Work instructions:
Report every line from the material that contains the word "this".
** START **
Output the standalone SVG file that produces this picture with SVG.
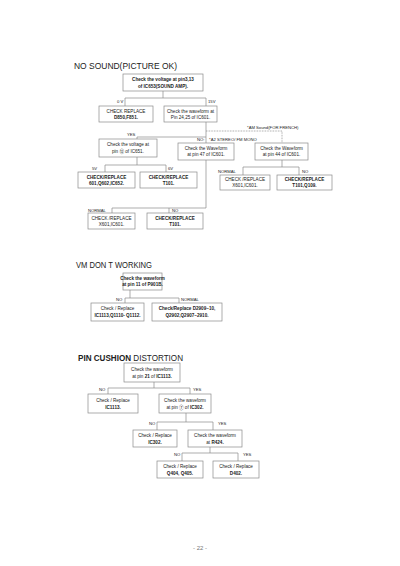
<svg xmlns="http://www.w3.org/2000/svg" width="400" height="566" viewBox="0 0 400 566">
<style>
text { font-family: "Liberation Sans", "Noto Sans CJK JP", sans-serif; fill: #222; }
.bx { fill: #fff; stroke: #8a8a8a; stroke-width: 0.7; }
.ln { stroke: #8a8a8a; stroke-width: 0.7; fill: none; }
.dot { stroke: #777; stroke-width: 0.7; stroke-dasharray: 0.8 0.8; fill: none; }
.bt { font-size: 4.6px; text-anchor: middle; }
.b { font-weight: bold; }
.lb { font-size: 4.2px; }
.ti { font-size: 8.5px; }
</style>
<rect width="400" height="566" fill="#fff"/>

<!-- Titles -->
<text class="ti" x="74" y="69" textLength="103" lengthAdjust="spacingAndGlyphs">NO SOUND(PICTURE OK)</text>
<text class="ti" x="76" y="268" textLength="76" lengthAdjust="spacingAndGlyphs">VM DON T WORKING</text>
<text class="ti" x="78" y="361" textLength="105" lengthAdjust="spacingAndGlyphs"><tspan font-weight="bold">PIN CUSHION</tspan> DISTORTION</text>

<!-- Connectors -->
<g id="connectors">
  <path class="ln" d="M163 91V98M125 98H206M125 98V106M206 98V106"/>
  <path class="ln" d="M206 122V143M137 137H206M137 137V139"/>
  <path class="ln" d="M137 157V165M105 165H166M105 165V172M166 165V172"/>
  <path class="dot" d="M206 131H282V143"/>
  <path class="ln" d="M282 160V167M243 167H299M243 167V175M299 167V175"/>
  <path class="ln" d="M206 160V208M112 208H206M112 208V213M169 208V213"/>
  <path class="ln" d="M130 290V298M125 298H179M125 298V303M179 298V303"/>
  <path class="ln" d="M154 382V388M108 388H190M108 388V394M190 388V394"/>
  <path class="ln" d="M186 413V422M157 422H213M157 422V430M213 422V430"/>
  <path class="ln" d="M210 447V453M182 453H238M182 453V461M238 453V461"/>
</g>

<!-- Labels -->
<g id="labels" class="lb">
  <text x="117" y="102.5">0 V</text>
  <text x="208" y="102.5">15V</text>
  <text x="247" y="128.5">*AM Sound(FOR FRENCH)</text>
  <text x="127" y="135.5">YES</text>
  <text x="197" y="140.5">NO:</text>
  <text x="209" y="140.5">*A2 STEREO/ FM MONO</text>
  <text x="92" y="169.5">5V</text>
  <text x="168" y="169.5">6V</text>
  <text x="218" y="172.5">NORMAL</text>
  <text x="302" y="172.5">NO</text>
  <text x="88" y="211.5">NORMAL</text>
  <text x="172" y="211.5">NO</text>
  <text x="116" y="300.5">NO</text>
  <text x="181" y="300.5">NORMAL</text>
  <text x="99" y="390.5">NO</text>
  <text x="193" y="390.5">YES</text>
  <text x="149" y="424.5">NO</text>
  <text x="218" y="424.5">YES</text>
  <text x="174" y="455.5">NO</text>
  <text x="243" y="455.5">YES</text>
</g>

<!-- NO SOUND nodes -->
<g id="n1"><rect class="bx" x="123" y="74" width="80" height="17"/>
  <text class="bt b" x="163" y="81.2" font-size="5">Check the voltage at pin3,13</text>
  <text class="bt b" x="163" y="87.8" font-size="5">of IC653(SOUND AMP).</text></g>
<g id="n2"><rect class="bx" x="99" y="106" width="54" height="16"/>
  <text class="bt" x="126" y="112.5">CHECK REPLACE</text>
  <text class="bt b" x="126" y="118.5">D850,F851.</text></g>
<g id="n3"><rect class="bx" x="164" y="106" width="53" height="16"/>
  <text class="bt" x="190.5" y="112.5">Check the waveform at</text>
  <text class="bt" x="190.5" y="118.5">Pin 24,25 of  IC601.</text></g>
<g id="n4"><rect class="bx" x="99" y="139" width="58" height="18"/>
  <text class="bt" x="128" y="146">Check the voltage at</text>
  <text class="bt" x="128" y="152.5">pin ⑫ of  IC651.</text></g>
<g id="n5"><rect class="bx" x="78" y="172" width="57" height="16"/>
  <text class="bt b" x="106.5" y="178.5">CHECK/REPLACE</text>
  <text class="bt b" x="106.5" y="184.5">601,Q602,IC652.</text></g>
<g id="n6"><rect class="bx" x="140" y="172" width="57" height="16"/>
  <text class="bt b" x="168.5" y="178.5">CHECK/REPLACE</text>
  <text class="bt b" x="168.5" y="184.5">T101.</text></g>
<g id="n7"><rect class="bx" x="178" y="143" width="56" height="17"/>
  <text class="bt" x="206" y="149.5">Check the Waveform</text>
  <text class="bt" x="206" y="156">at pin 47 of IC601.</text></g>
<g id="n8"><rect class="bx" x="255" y="143" width="53" height="17"/>
  <text class="bt" x="281.5" y="149.5">Check the Waveform</text>
  <text class="bt" x="281.5" y="156">at pin 44 of IC601.</text></g>
<g id="n9"><rect class="bx" x="220" y="175" width="50" height="15"/>
  <text class="bt" x="245" y="181">CHECK /REPLACE</text>
  <text class="bt" x="245" y="187">X601,IC601.</text></g>
<g id="n10"><rect class="bx" x="277" y="175" width="55" height="15"/>
  <text class="bt b" x="304.5" y="181">CHECK/REPLACE</text>
  <text class="bt b" x="304.5" y="187">T101,Q109.</text></g>
<g id="n11"><rect class="bx" x="88" y="213" width="47" height="16"/>
  <text class="bt" x="111.5" y="219.5">CHECK /REPLACE</text>
  <text class="bt" x="111.5" y="225.5">X601,IC601.</text></g>
<g id="n12"><rect class="bx" x="147" y="213" width="56" height="16"/>
  <text class="bt b" x="175" y="219.5">CHECK/REPLACE</text>
  <text class="bt b" x="175" y="225.5">T101.</text></g>

<!-- VM nodes -->
<g id="v1"><rect class="bx" x="123" y="273" width="39" height="17"/>
  <text class="bt b" x="142.5" y="279.5" font-size="3.8">Check the waveform</text>
  <text class="bt b" x="142.5" y="285.5" font-size="3.8">at pin 11 of P901B.</text></g>
<g id="v2"><rect class="bx" x="91" y="303" width="53" height="18"/>
  <text class="bt" x="117.5" y="310" font-size="4.3">Check / Replace</text>
  <text class="bt b" x="117.5" y="316.5" font-size="4.3">IC1113,Q1110- Q1112.</text></g>
<g id="v3"><rect class="bx" x="152" y="303" width="70" height="18"/>
  <text class="bt b" x="187" y="310" font-size="4.3">Check/Replace D2909~10,</text>
  <text class="bt b" x="187" y="316.5" font-size="4.3">Q2902,Q2907~2910.</text></g>

<!-- PIN CUSHION nodes -->
<g id="p1"><rect class="bx" x="124" y="363" width="56" height="19"/>
  <text class="bt" x="152" y="371">Check the waveform</text>
  <text class="bt" x="152" y="377.5">at pin <tspan font-weight="bold">21</tspan> of <tspan font-weight="bold">IC1113.</tspan></text></g>
<g id="p2"><rect class="bx" x="88" y="394" width="50" height="19"/>
  <text class="bt" x="113" y="402">Check / Replace</text>
  <text class="bt b" x="113" y="408.5">IC1113.</text></g>
<g id="p3"><rect class="bx" x="159" y="394" width="52" height="19"/>
  <text class="bt" x="185" y="402">Check the waveform</text>
  <text class="bt" x="185" y="408.5">at pin ⑦ of <tspan font-weight="bold">IC302.</tspan></text></g>
<g id="p4"><rect class="bx" x="133" y="430" width="44" height="17"/>
  <text class="bt" x="155" y="437">Check / Replace</text>
  <text class="bt b" x="155" y="443.5">IC302.</text></g>
<g id="p5"><rect class="bx" x="188" y="430" width="54" height="17"/>
  <text class="bt" x="215" y="437">Check the waveform</text>
  <text class="bt" x="215" y="443.5">at <tspan font-weight="bold">R424.</tspan></text></g>
<g id="p6"><rect class="bx" x="157" y="461" width="46" height="17"/>
  <text class="bt" x="180" y="468">Check / Replace</text>
  <text class="bt b" x="180" y="474.5">Q404, Q405.</text></g>
<g id="p7"><rect class="bx" x="213" y="461" width="46" height="17"/>
  <text class="bt" x="236" y="468">Check / Replace</text>
  <text class="bt b" x="236" y="474.5">D402.</text></g>

<text x="200" y="550" font-size="6" text-anchor="middle" fill="#777" style="fill:#777">- 22 -</text>
</svg>
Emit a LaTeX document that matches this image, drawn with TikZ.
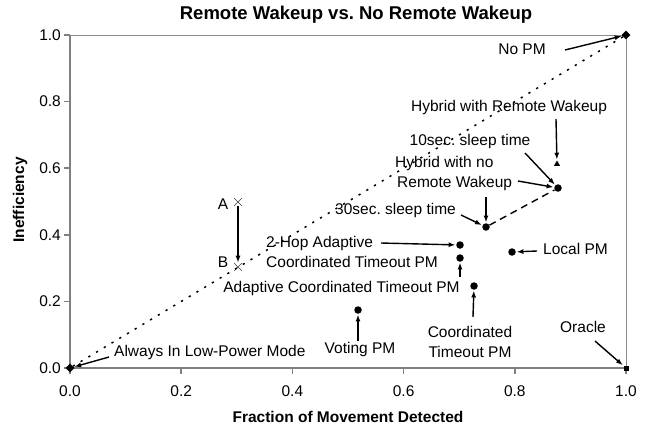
\documentclass[tikz,border=0pt]{standalone}
\usepackage{fontspec}
\setmainfont{Liberation Sans}
\usetikzlibrary{arrows.meta,shapes.geometric,shapes.misc}
\frenchspacing
\begin{document}
\begin{tikzpicture}[x=1pt,y=-1pt,
  lbl/.style={font=\fontsize{15.5}{20}\selectfont, inner sep=0pt},
  ttl/.style={font=\fontsize{18.5}{22}\selectfont\bfseries, inner sep=0pt},
  axt/.style={font=\fontsize{15.5}{18}\selectfont\bfseries, inner sep=0pt},
  dmd/.style={diamond, fill=black, minimum size=9pt, inner sep=0pt},
  dotm/.style={circle, fill=black, minimum size=7.5pt, inner sep=0pt},
  sqm/.style={rectangle, fill=black, minimum size=5pt, inner sep=0pt},
  trim/.style={regular polygon, regular polygon sides=3, fill=black, minimum size=7pt, inner sep=0pt},
  crs/.style={cross out, draw=black!75, line width=0.6pt, minimum size=7pt, inner sep=0pt},
  arr/.style={-{Latex[length=7pt,width=5pt]}, line width=1.4pt, shorten >=0.5pt},
  axisline/.style={draw=black!50, line width=1.5pt},
  frameline/.style={draw=black!45, line width=0.8pt}]
\useasboundingbox (0,0) rectangle (648,426);
\fill[white] (0,0) rectangle (648,426);

% frame and axes
\draw[frameline] (70,35) -- (626,35) -- (626,368);
\draw[axisline] (70,35) -- (70,368) -- (626,368);
\foreach \v/\t in {0/0.0,1/0.2,2/0.4,3/0.6,4/0.8,5/1.0}{
  \draw[axisline] (64,368-66.6*\v) -- (70,368-66.6*\v);
  \node[lbl, anchor=east] (yt\v) at (61,368-66.6*\v) {\t};
  \draw[axisline] (70+111.2*\v,368) -- (70+111.2*\v,374);
  \node[lbl] (xt\v) at (70+111.2*\v,391) {\t};
}

% titles
\node[ttl] (title) at (356,15) {Remote Wakeup vs. No Remote Wakeup};
\node[axt] (xtitle) at (348,417) {Fraction of Movement Detected};
\node[axt, rotate=90] (ytitle) at (20,200) {Inefficiency};

% data markers
\node[dmd] (d00) at (70,368) {};
\node[dmd] (d11) at (626,35) {};
\node[sqm] (oracle) at (626,368) {};
\node[crs] (ptA) at (238,202) {};
\node[crs] (ptB) at (238,267) {};
\node[dotm] (voting) at (358,310) {};
\node[dotm] (coord) at (474,286) {};
\node[dotm] (adapt) at (460,258) {};
\node[dotm] (hop2) at (460,245) {};
\node[dotm] (local) at (512,252) {};
\node[dotm] (s30) at (486,227) {};
\node[dotm] (s10) at (558,188) {};
\node[trim] (hybr) at (557,164) {};

% lines
\draw[line width=1.5pt, dash pattern=on 2.2pt off 6.8pt] (d00) -- (d11);
\draw[line width=1.4pt, dash pattern=on 7pt off 5pt] (s30) -- (s10);

% labels
\node[lbl] (lnopm) at (522,49) {No PM};
\node[lbl] (lhyb) at (509,107) {Hybrid with Remote Wakeup};
\node[lbl] (l10) at (470,141) {10sec. sleep time};
\node[lbl, anchor=west, align=left] (lhybno) at (395,173.5) {Hybrid with no\\\hspace*{2pt}Remote Wakeup};
\node[lbl, anchor=west] (l30) at (335,210) {30sec. sleep time};
\node[lbl, anchor=west, align=left] (l2hop) at (266,251.5) {2-Hop Adaptive\\Coordinated Timeout PM};
\node[lbl] (ladapt) at (341.5,288) {Adaptive Coordinated Timeout PM};
\node[lbl] (lvoting) at (360,349) {Voting PM};
\node[lbl, align=center] (lcoord) at (470,342) {Coordinated\\Timeout PM};
\node[lbl, anchor=west] (llocal) at (543,249) {Local PM};
\node[lbl] (loracle) at (583,327) {Oracle};
\node[lbl, anchor=west] (lalways) at (114,352) {Always In Low-Power Mode};
\node[lbl] (lA) at (223,204) {A};
\node[lbl] (lB) at (223,262) {B};

% arrow tails
\coordinate (tnopm) at (565,50);
\coordinate (thyb) at (556,119);
\coordinate (t10) at (525,153);
\coordinate (thybno1) at (518,181);
\coordinate (thybno2) at (486,197);
\coordinate (t30) at (461,215);
\coordinate (t2hop) at (381,243);
\coordinate (tadapt) at (460,277);
\coordinate (tvoting) at (358,341);
\coordinate (tcoord) at (473,317);
\coordinate (tlocal) at (537,251);
\coordinate (toracle) at (595,341);
\coordinate (talways) at (109,357);

% arrows
\draw[arr] (tnopm) -- (d11);
\draw[arr] (thyb) -- (hybr);
\draw[arr] (t10) -- (s10);
\draw[arr] (thybno1) -- (s10);
\draw[arr] (thybno2) -- (s30);
\draw[arr] (t30) -- (s30);
\draw[arr] (t2hop) -- (hop2);
\draw[arr] (tadapt) -- (adapt);
\draw[arr] (tvoting) -- (voting);
\draw[arr] (tcoord) -- (coord);
\draw[arr] (tlocal) -- (local);
\draw[arr] (toracle) -- (oracle);
\draw[arr] (talways) -- (d00);
\draw[arr] (ptA) -- (ptB);
\end{tikzpicture}
\end{document}
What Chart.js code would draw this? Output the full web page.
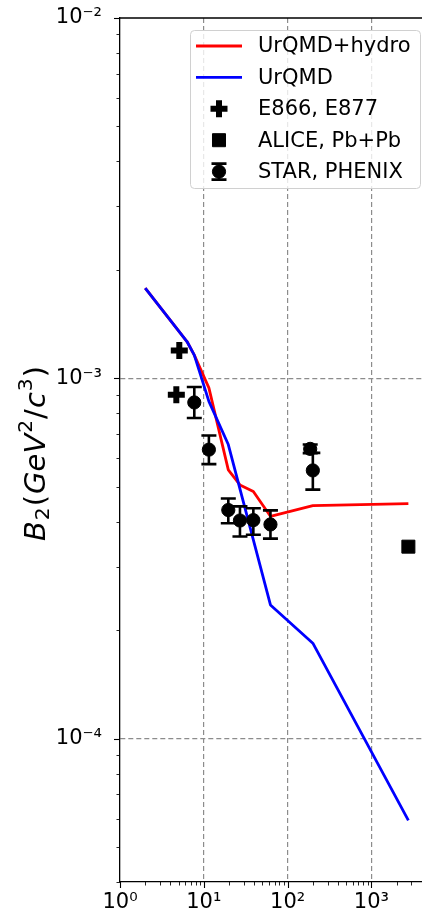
<!DOCTYPE html>
<html>
<head>
<meta charset="utf-8">
<title>B2 vs collision energy</title>
<script src="https://cdn.jsdelivr.net/npm/chart.js@4.4.1/dist/chart.umd.min.js"></script>
<style>
  html, body { margin: 0; padding: 0; background: #fff; overflow: hidden; }
  #wrap { position: relative; width: 422px; height: 918px; overflow: hidden; }
  #wrap canvas { position: absolute; left: 0; top: 0; }
</style>
</head>
<body>
<div id="wrap"><canvas id="chart" width="432" height="918"></canvas></div>
<script>
// collision energy sqrt(s_NN) in GeV, B2 in GeV^2/c^3
const hydroEnergy = [2, 6.3, 7.7, 11.5, 19.6, 27, 39, 62.4, 200, 2760]
const hydroB2 = [1.78e-3, 1.265e-3, 1.16e-3, 9.41e-4, 5.57e-4, 5.06e-4, 4.85e-4, 4.14e-4, 4.43e-4, 4.49e-4]

const urqmdEnergy = [2, 6.3, 7.7, 11.5, 19.6, 62.4, 200, 2760]
const urqmdB2 = [1.78e-3, 1.265e-3, 1.16e-3, 8.63e-4, 6.55e-4, 2.35e-4, 1.84e-4, 5.93e-5]

const agsEnergy = [5.1, 4.7]
const agsB2 = [1.194e-3, 9.0e-4]

const aliceEnergy = [2760]
const aliceB2 = [3.41e-4]

const rhicEnergy = [7.7, 11.5, 19.6, 27, 39, 62.4, 186, 200]
const rhicB2 = [8.57e-4, 6.34e-4, 4.31e-4, 4.03e-4, 4.04e-4, 3.93e-4, 6.37e-4, 5.55e-4]
const rhicLow = [7.76e-4, 5.78e-4, 3.96e-4, 3.64e-4, 3.68e-4, 3.59e-4, 6.2e-4, 4.91e-4]
const rhicHigh = [9.46e-4, 6.94e-4, 4.64e-4, 4.41e-4, 4.36e-4, 4.30e-4, 6.55e-4, 6.21e-4]

const xMajor = [1, 10, 100, 1000]
const xMajorLabels = ["10⁰", "10¹", "10²", "10³"]
const yMajor = [1e-4, 1e-3, 1e-2]
const yMajorLabels = ["10⁻⁴", "10⁻³", "10⁻²"]

const seriesLabels = ["UrQMD+hydro", "UrQMD", "E866, E877", "ALICE, Pb+Pb", "STAR, PHENIX"]

// y axis title: [text, style]  i = italic, n = upright, sub/sup = scripts
const yTitleParts = [["B", "i"], ["2", "sub"], ["(", "n"], ["GeV", "i"], ["2", "sup"], ["/", "n"], ["c", "i"], ["3", "sup"], [")", "n"]]

const X_MIN = 1, X_MAX = 5000, Y_MIN = 4e-5, Y_MAX = 1e-2
const FONT = "'DejaVu Sans', sans-serif"

function pts(xs, ys) {
  return xs.map((x, i) => ({ x, y: ys[i] }))
}

// majors plus 2..9 minors inside the limits
function logTicks(majors, min, max) {
  const out = []
  const decades = [majors[0] / 10, ...majors]
  decades.forEach((d) => {
    for (let k = 1; k <= 9; k++) {
      const v = k === 1 ? d : k * d
      if (v >= min * 0.999 && v <= max * 1.001) out.push(v)
    }
  })
  return out.sort((a, b) => a - b)
}

function isMajor(list, v) {
  return list.some((m) => Math.abs(v / m - 1) < 1e-9)
}

function drawErrorBar(ctx, xs, ys, x, lo, hi, cap) {
  const px = xs.getPixelForValue(x)
  const p1 = ys.getPixelForValue(lo)
  const p2 = ys.getPixelForValue(hi)
  ctx.beginPath()
  ctx.moveTo(px, p1); ctx.lineTo(px, p2)
  ctx.moveTo(px - cap, p1); ctx.lineTo(px + cap, p1)
  ctx.moveTo(px - cap, p2); ctx.lineTo(px + cap, p2)
  ctx.stroke()
}

const errorBars = {
  id: "errorBars",
  beforeDatasetDraw(chart, args) {
    if (args.meta.label !== seriesLabels[4]) return
    const ctx = chart.ctx
    ctx.save()
    ctx.strokeStyle = "#000"
    ctx.lineWidth = 2.6
    rhicEnergy.forEach((e, i) => {
      drawErrorBar(ctx, chart.scales.x, chart.scales.y, e, rhicLow[i], rhicHigh[i], 7.5)
    })
    ctx.restore()
  },
}

// outward tick marks and the top/right spines
const axisFrame = {
  id: "axisFrame",
  afterDraw(chart) {
    const ctx = chart.ctx
    const a = chart.chartArea
    const xs = chart.scales.x, ys = chart.scales.y
    ctx.save()
    ctx.strokeStyle = "#000"
    xs.ticks.forEach((t) => {
      const major = isMajor(xMajor, t.value)
      const p = Math.round(xs.getPixelForValue(t.value)) + 0.5
      ctx.lineWidth = major ? 1.1 : 0.85
      ctx.beginPath()
      ctx.moveTo(p, a.bottom)
      ctx.lineTo(p, a.bottom + (major ? 6 : 3.5))
      ctx.stroke()
    })
    ys.ticks.forEach((t) => {
      const major = isMajor(yMajor, t.value)
      const p = Math.round(ys.getPixelForValue(t.value)) + 0.5
      ctx.lineWidth = major ? 1.1 : 0.85
      ctx.beginPath()
      ctx.moveTo(a.left, p)
      ctx.lineTo(a.left - (major ? 6 : 3.5), p)
      ctx.stroke()
    })
    ctx.lineWidth = 1.3
    ctx.beginPath()
    ctx.moveTo(a.left, a.top)
    ctx.lineTo(a.right, a.top)
    ctx.lineTo(a.right, a.bottom)
    ctx.stroke()
    ctx.restore()
  },
}

const yTitle = {
  id: "yTitle",
  afterDraw(chart) {
    const ctx = chart.ctx
    const a = chart.chartArea
    const size = 29
    const fontFor = (style) => {
      const s = style === "sub" || style === "sup" ? size * 0.7 : size
      const it = style === "i" ? "italic " : ""
      return it + s + "px " + FONT
    }
    let total = 0
    const widths = yTitleParts.map(([t, st]) => {
      ctx.font = fontFor(st)
      const w = ctx.measureText(t).width + 1
      total += w
      return w
    })
    ctx.save()
    ctx.translate(45, (a.top + a.bottom) / 2 + 3)
    ctx.rotate(-Math.PI / 2)
    ctx.fillStyle = "#000"
    ctx.textBaseline = "alphabetic"
    let x = -total / 2
    yTitleParts.forEach(([t, st], i) => {
      ctx.font = fontFor(st)
      let dy = 0
      if (st === "sub") dy = size * 0.14
      if (st === "sup") dy = -size * 0.45
      ctx.fillText(t, x, dy)
      x += widths[i]
    })
    ctx.restore()
  },
}

const boxLegend = {
  id: "boxLegend",
  afterDraw(chart) {
    const ctx = chart.ctx
    const a = chart.chartArea
    const w = 230, h = 158
    const x0 = a.right - 10 - w, y0 = a.top + 12
    ctx.save()
    ctx.fillStyle = "rgba(255,255,255,0.8)"
    ctx.strokeStyle = "#d0d0d0"
    ctx.lineWidth = 1
    ctx.beginPath()
    ctx.roundRect(x0 + 0.5, y0 + 0.5, w, h, 4)
    ctx.fill()
    ctx.stroke()

    const sets = chart.data.datasets
    const mx = x0 + 29
    sets.forEach((ds, i) => {
      const y = y0 + 16 + i * 31.4
      if (ds.showLine) {
        ctx.strokeStyle = ds.borderColor
        ctx.lineWidth = ds.borderWidth
        ctx.beginPath()
        ctx.moveTo(x0 + 6, y)
        ctx.lineTo(x0 + 52, y)
        ctx.stroke()
      } else {
        if (ds.label === seriesLabels[4]) {
          ctx.strokeStyle = "#000"
          ctx.lineWidth = 2.6
          ctx.beginPath()
          ctx.moveTo(mx, y - 8); ctx.lineTo(mx, y + 8)
          ctx.moveTo(mx - 7.5, y - 8); ctx.lineTo(mx + 7.5, y - 8)
          ctx.moveTo(mx - 7.5, y + 8); ctx.lineTo(mx + 7.5, y + 8)
          ctx.stroke()
        }
        ctx.fillStyle = ds.backgroundColor
        ctx.strokeStyle = ds.borderColor
        ctx.lineWidth = ds.borderWidth
        Chart.helpers.drawPoint(ctx, {
          pointStyle: ds.pointStyle,
          radius: ds.pointRadius,
          rotation: 0,
          borderWidth: ds.borderWidth,
        }, mx, y)
      }
      ctx.fillStyle = "#000"
      ctx.font = "21px " + FONT
      ctx.textBaseline = "middle"
      ctx.fillText(ds.label, x0 + 68, y + 1)
    })
    ctx.restore()
  },
}

const gridColor = (majors, edge) => (c) =>
  c.tick && isMajor(majors, c.tick.value) && !isMajor([edge], c.tick.value) ? "#8c8c8c" : "rgba(0,0,0,0)"

new Chart(document.getElementById("chart"), {
  type: "scatter",
  data: {
    datasets: [
      {
        label: seriesLabels[0],
        data: pts(hydroEnergy, hydroB2),
        showLine: true,
        borderColor: "#ff0000",
        backgroundColor: "#ff0000",
        borderWidth: 2.8,
        pointRadius: 0,
        borderJoinStyle: "round",
        order: 5,
      },
      {
        label: seriesLabels[1],
        data: pts(urqmdEnergy, urqmdB2),
        showLine: true,
        borderColor: "#0000ff",
        backgroundColor: "#0000ff",
        borderWidth: 2.8,
        pointRadius: 0,
        borderJoinStyle: "round",
        order: 4,
      },
      {
        label: seriesLabels[2],
        data: pts(agsEnergy, agsB2),
        pointStyle: "cross",
        pointRadius: 8.5,
        borderWidth: 6,
        borderColor: "#000",
        backgroundColor: "#000",
        order: 3,
      },
      {
        label: seriesLabels[3],
        data: pts(aliceEnergy, aliceB2),
        pointStyle: "rect",
        pointRadius: 9.2,
        borderWidth: 1,
        borderColor: "#000",
        backgroundColor: "#000",
        order: 2,
      },
      {
        label: seriesLabels[4],
        data: pts(rhicEnergy, rhicB2),
        pointStyle: "circle",
        pointRadius: 6.6,
        borderWidth: 1,
        borderColor: "#000",
        backgroundColor: "#000",
        order: 1,
      },
    ],
  },
  options: {
    responsive: false,
    animation: false,
    events: [],
    layout: { autoPadding: false, padding: { top: 18, right: 2, left: 0, bottom: 0 } },
    plugins: {
      legend: { display: false },
      tooltip: { enabled: false },
    },
    scales: {
      x: {
        type: "logarithmic",
        min: X_MIN,
        max: X_MAX,
        afterBuildTicks: (s) => {
          s.ticks = logTicks(xMajor, X_MIN, X_MAX).map((v) => ({ value: v }))
        },
        afterFit: (s) => {
          s.height = 36
          s.paddingLeft = 0
          s.paddingRight = 0
        },
        ticks: {
          autoSkip: false,
          maxRotation: 0,
          padding: 8,
          color: "#000",
          font: { size: 21, family: FONT },
          callback: (v) => {
            const i = xMajor.findIndex((m) => Math.abs(v / m - 1) < 1e-9)
            return i >= 0 ? xMajorLabels[i] : ""
          },
        },
        grid: {
          drawTicks: false,
          color: gridColor(xMajor, X_MIN),
          lineWidth: 1.2,
        },
        border: { display: true, color: "#000", width: 1.3, dash: [5, 3] },
      },
      y: {
        type: "logarithmic",
        min: Y_MIN,
        max: Y_MAX,
        afterBuildTicks: (s) => {
          s.ticks = logTicks(yMajor, Y_MIN, Y_MAX).map((v) => ({ value: v }))
        },
        afterFit: (s) => {
          s.width = 120
          s.paddingTop = 0
          s.paddingBottom = 0
        },
        ticks: {
          autoSkip: false,
          padding: 18,
          color: "#000",
          font: { size: 21, family: FONT },
          callback: (v) => {
            const i = yMajor.findIndex((m) => Math.abs(v / m - 1) < 1e-9)
            return i >= 0 ? yMajorLabels[i] : ""
          },
        },
        grid: {
          drawTicks: false,
          color: gridColor(yMajor, Y_MAX),
          lineWidth: 1.2,
        },
        border: { display: true, color: "#000", width: 1.3, dash: [5, 3] },
      },
    },
  },
  plugins: [errorBars, axisFrame, yTitle, boxLegend],
})
</script>
</body>
</html>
** END **
Result below:
Output the standalone SVG file that produces this picture with SVG.
Emit a LaTeX document that matches this image, drawn with TikZ.
What Chart.js code would draw this? Output the full web page.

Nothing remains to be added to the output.